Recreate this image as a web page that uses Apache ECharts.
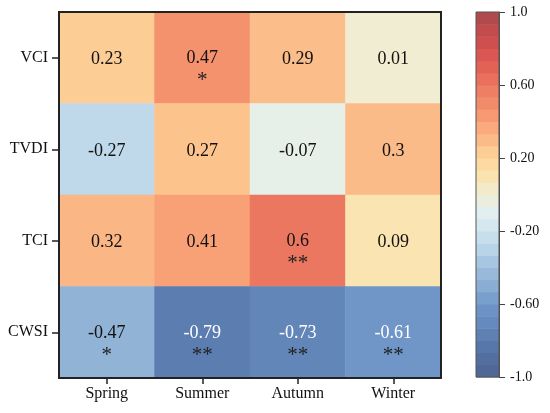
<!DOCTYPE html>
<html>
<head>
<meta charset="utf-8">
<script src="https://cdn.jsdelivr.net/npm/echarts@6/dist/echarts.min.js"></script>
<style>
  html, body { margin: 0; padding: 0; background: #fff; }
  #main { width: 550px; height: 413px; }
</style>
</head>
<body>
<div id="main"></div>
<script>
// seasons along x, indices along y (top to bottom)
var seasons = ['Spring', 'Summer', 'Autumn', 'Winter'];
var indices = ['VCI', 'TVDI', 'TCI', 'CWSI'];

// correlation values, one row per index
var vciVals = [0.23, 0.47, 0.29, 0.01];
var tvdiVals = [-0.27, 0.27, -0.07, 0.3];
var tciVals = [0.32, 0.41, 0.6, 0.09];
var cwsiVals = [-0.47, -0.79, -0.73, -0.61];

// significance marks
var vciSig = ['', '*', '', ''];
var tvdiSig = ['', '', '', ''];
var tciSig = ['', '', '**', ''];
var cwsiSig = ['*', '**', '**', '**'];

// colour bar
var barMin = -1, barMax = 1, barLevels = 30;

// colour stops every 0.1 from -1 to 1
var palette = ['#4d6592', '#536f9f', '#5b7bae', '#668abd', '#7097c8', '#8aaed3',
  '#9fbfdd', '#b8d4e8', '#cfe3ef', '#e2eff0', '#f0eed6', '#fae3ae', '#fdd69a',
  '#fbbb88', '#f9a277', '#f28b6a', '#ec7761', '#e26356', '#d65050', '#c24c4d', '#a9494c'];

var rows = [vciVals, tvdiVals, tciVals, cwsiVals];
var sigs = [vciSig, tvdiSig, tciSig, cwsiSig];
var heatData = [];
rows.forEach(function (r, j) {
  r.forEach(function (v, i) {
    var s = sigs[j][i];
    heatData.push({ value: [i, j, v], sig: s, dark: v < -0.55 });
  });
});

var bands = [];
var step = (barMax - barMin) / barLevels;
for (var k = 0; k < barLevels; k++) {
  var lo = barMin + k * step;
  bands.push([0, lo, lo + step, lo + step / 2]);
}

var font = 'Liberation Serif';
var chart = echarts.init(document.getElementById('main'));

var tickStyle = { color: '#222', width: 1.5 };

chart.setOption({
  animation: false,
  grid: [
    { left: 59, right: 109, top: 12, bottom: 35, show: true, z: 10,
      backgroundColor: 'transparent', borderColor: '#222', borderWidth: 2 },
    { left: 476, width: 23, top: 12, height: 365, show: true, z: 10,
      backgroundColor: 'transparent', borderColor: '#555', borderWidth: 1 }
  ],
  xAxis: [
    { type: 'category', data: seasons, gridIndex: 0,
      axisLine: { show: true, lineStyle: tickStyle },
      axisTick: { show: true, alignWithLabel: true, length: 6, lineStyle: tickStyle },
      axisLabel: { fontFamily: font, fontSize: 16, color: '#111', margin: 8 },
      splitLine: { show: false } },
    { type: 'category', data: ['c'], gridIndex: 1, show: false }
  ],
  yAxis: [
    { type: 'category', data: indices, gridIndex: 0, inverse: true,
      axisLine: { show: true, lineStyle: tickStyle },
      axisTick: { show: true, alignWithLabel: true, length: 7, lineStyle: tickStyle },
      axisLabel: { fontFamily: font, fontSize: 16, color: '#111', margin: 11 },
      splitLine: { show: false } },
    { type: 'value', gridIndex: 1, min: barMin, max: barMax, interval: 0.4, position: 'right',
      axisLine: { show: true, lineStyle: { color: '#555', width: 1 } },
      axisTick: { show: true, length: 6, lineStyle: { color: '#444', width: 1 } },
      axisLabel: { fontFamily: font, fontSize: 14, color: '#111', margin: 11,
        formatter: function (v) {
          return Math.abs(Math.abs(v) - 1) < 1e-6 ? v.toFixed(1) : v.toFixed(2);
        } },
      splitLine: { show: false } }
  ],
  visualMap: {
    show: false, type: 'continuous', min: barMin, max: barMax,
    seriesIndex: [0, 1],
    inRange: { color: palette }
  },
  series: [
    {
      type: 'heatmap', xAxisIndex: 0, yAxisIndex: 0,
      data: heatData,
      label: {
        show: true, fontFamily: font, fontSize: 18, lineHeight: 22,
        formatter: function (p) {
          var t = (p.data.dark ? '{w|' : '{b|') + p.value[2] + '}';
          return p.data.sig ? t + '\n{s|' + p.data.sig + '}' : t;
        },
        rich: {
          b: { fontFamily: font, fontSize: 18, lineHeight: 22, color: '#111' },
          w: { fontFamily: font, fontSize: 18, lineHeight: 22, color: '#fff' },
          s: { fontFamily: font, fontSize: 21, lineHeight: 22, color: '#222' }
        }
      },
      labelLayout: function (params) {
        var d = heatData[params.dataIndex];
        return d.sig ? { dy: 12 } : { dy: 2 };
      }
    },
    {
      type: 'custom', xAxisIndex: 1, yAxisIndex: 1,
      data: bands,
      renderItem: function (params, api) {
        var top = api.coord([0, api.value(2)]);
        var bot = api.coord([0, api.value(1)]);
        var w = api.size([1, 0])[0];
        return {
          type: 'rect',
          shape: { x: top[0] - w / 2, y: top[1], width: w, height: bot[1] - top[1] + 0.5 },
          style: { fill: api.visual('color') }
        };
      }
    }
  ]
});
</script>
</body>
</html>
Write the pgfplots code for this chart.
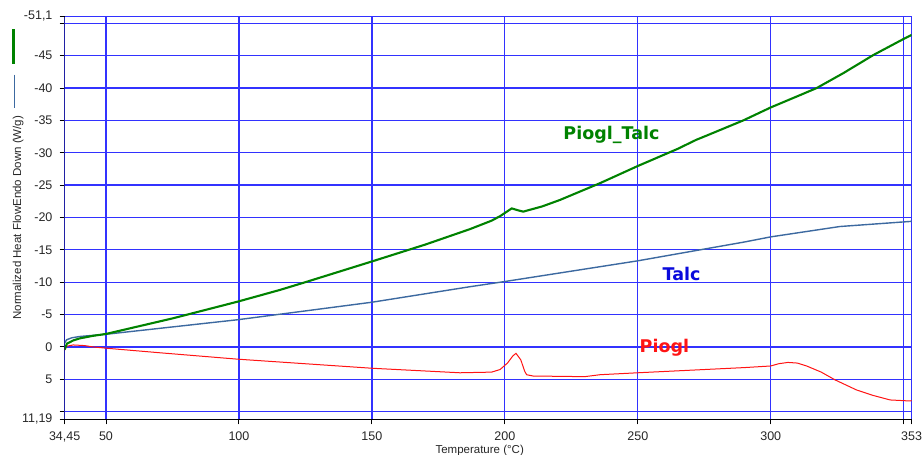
• • • • • • •
### Requirements
Skip the pictures and print each record exactly as it stands.

### Written answer
Recreate this image as a web page that uses Apache ECharts.
<!DOCTYPE html>
<html>
<head>
<meta charset="utf-8">
<script src="https://cdn.jsdelivr.net/npm/echarts@6/dist/echarts.min.js"></script>
<style>
  html, body { margin: 0; padding: 0; background: #fff; }
  #main { width: 550px; height: 413px; }
</style>
</head>
<body>
<div id="main"></div>
<script>
// seasons along x, indices along y (top to bottom)
var seasons = ['Spring', 'Summer', 'Autumn', 'Winter'];
var indices = ['VCI', 'TVDI', 'TCI', 'CWSI'];

// correlation values, one row per index
var vciVals = [0.23, 0.47, 0.29, 0.01];
var tvdiVals = [-0.27, 0.27, -0.07, 0.3];
var tciVals = [0.32, 0.41, 0.6, 0.09];
var cwsiVals = [-0.47, -0.79, -0.73, -0.61];

// significance marks
var vciSig = ['', '*', '', ''];
var tvdiSig = ['', '', '', ''];
var tciSig = ['', '', '**', ''];
var cwsiSig = ['*', '**', '**', '**'];

// colour bar
var barMin = -1, barMax = 1, barLevels = 30;

// colour stops every 0.1 from -1 to 1
var palette = ['#4d6592', '#536f9f', '#5b7bae', '#668abd', '#7097c8', '#8aaed3',
  '#9fbfdd', '#b8d4e8', '#cfe3ef', '#e2eff0', '#f0eed6', '#fae3ae', '#fdd69a',
  '#fbbb88', '#f9a277', '#f28b6a', '#ec7761', '#e26356', '#d65050', '#c24c4d', '#a9494c'];

var rows = [vciVals, tvdiVals, tciVals, cwsiVals];
var sigs = [vciSig, tvdiSig, tciSig, cwsiSig];
var heatData = [];
rows.forEach(function (r, j) {
  r.forEach(function (v, i) {
    var s = sigs[j][i];
    heatData.push({ value: [i, j, v], sig: s, dark: v < -0.55 });
  });
});

var bands = [];
var step = (barMax - barMin) / barLevels;
for (var k = 0; k < barLevels; k++) {
  var lo = barMin + k * step;
  bands.push([0, lo, lo + step, lo + step / 2]);
}

var font = 'Liberation Serif';
var chart = echarts.init(document.getElementById('main'));

var tickStyle = { color: '#222', width: 1.5 };

chart.setOption({
  animation: false,
  grid: [
    { left: 59, right: 109, top: 12, bottom: 35, show: true, z: 10,
      backgroundColor: 'transparent', borderColor: '#222', borderWidth: 2 },
    { left: 476, width: 23, top: 12, height: 365, show: true, z: 10,
      backgroundColor: 'transparent', borderColor: '#555', borderWidth: 1 }
  ],
  xAxis: [
    { type: 'category', data: seasons, gridIndex: 0,
      axisLine: { show: true, lineStyle: tickStyle },
      axisTick: { show: true, alignWithLabel: true, length: 6, lineStyle: tickStyle },
      axisLabel: { fontFamily: font, fontSize: 16, color: '#111', margin: 8 },
      splitLine: { show: false } },
    { type: 'category', data: ['c'], gridIndex: 1, show: false }
  ],
  yAxis: [
    { type: 'category', data: indices, gridIndex: 0, inverse: true,
      axisLine: { show: true, lineStyle: tickStyle },
      axisTick: { show: true, alignWithLabel: true, length: 7, lineStyle: tickStyle },
      axisLabel: { fontFamily: font, fontSize: 16, color: '#111', margin: 11 },
      splitLine: { show: false } },
    { type: 'value', gridIndex: 1, min: barMin, max: barMax, interval: 0.4, position: 'right',
      axisLine: { show: true, lineStyle: { color: '#555', width: 1 } },
      axisTick: { show: true, length: 6, lineStyle: { color: '#444', width: 1 } },
      axisLabel: { fontFamily: font, fontSize: 14, color: '#111', margin: 11,
        formatter: function (v) {
          return Math.abs(Math.abs(v) - 1) < 1e-6 ? v.toFixed(1) : v.toFixed(2);
        } },
      splitLine: { show: false } }
  ],
  visualMap: {
    show: false, type: 'continuous', min: barMin, max: barMax,
    seriesIndex: [0, 1],
    inRange: { color: palette }
  },
  series: [
    {
      type: 'heatmap', xAxisIndex: 0, yAxisIndex: 0,
      data: heatData,
      label: {
        show: true, fontFamily: font, fontSize: 18, lineHeight: 22,
        formatter: function (p) {
          var t = (p.data.dark ? '{w|' : '{b|') + p.value[2] + '}';
          return p.data.sig ? t + '\n{s|' + p.data.sig + '}' : t;
        },
        rich: {
          b: { fontFamily: font, fontSize: 18, lineHeight: 22, color: '#111' },
          w: { fontFamily: font, fontSize: 18, lineHeight: 22, color: '#fff' },
          s: { fontFamily: font, fontSize: 21, lineHeight: 22, color: '#222' }
        }
      },
      labelLayout: function (params) {
        var d = heatData[params.dataIndex];
        return d.sig ? { dy: 12 } : { dy: 2 };
      }
    },
    {
      type: 'custom', xAxisIndex: 1, yAxisIndex: 1,
      data: bands,
      renderItem: function (params, api) {
        var top = api.coord([0, api.value(2)]);
        var bot = api.coord([0, api.value(1)]);
        var w = api.size([1, 0])[0];
        return {
          type: 'rect',
          shape: { x: top[0] - w / 2, y: top[1], width: w, height: bot[1] - top[1] + 0.5 },
          style: { fill: api.visual('color') }
        };
      }
    }
  ]
});
</script>
</body>
</html>
Write the pgfplots code for this chart.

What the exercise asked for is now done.